Opinion
May 30, 1996
Appeal from the Supreme Court, New York County (Clifford Scott, J.).
Defendant's suppression motion was properly denied. While no testimony regarding the officers' experience and training was elicited at the suppression hearing, their testimony that they observed defendant and another man huddled with their heads down, defendant passing currency to the other man and the other man pouring several red-topped vials into defendant's cupped hands, and that the two then walked away in opposite directions after defendant saw the police, was sufficient to support the finding of probable cause ( People v.

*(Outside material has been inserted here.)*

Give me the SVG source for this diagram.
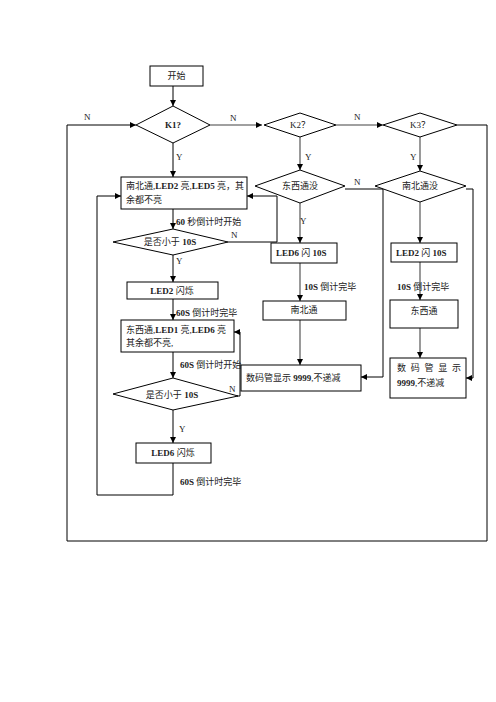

Caldwell, 197 A.D.2d 390, lv denied 82 N.Y.2d 848; Matter of James P., 194 A.D.2d 467, lv denied 82 N.Y.2d 659). Moreover, defendant's dropping of the bag containing the vials was an independent act involving a calculated risk that the drugs would be recovered ( People v. Prewitt, 120 A.D.2d 551), and provides an alternative justification for the seizure. Defendant's claim that the People failed to prove that he knew he possessed 500 milligrams or more of cocaine is unpreserved for appellate review ( People v. Gray, 86 N.Y.2d 10), and we decline to review it in the interest of justice ( People v. Ivey, 204 A.D.2d 16, 19, affd 86 N.Y.2d 10). In any event, were we to review it, we would find such knowledge inferable from defendant's possession of almost three and a half times more than the threshold amount and the packaging of the cocaine in 41 vials ( People v. Sanchez, 86 N.Y.2d 27, 34). Nor was the verdict against the weight of the evidence ( see, People v Noble, 86 N.Y.2d 814). Defendant's remaining contentions are unpreserved and without merit.
Concur — Milonas, J.P., Rosenberger, Kupferman, Williams and Mazzarelli, JJ.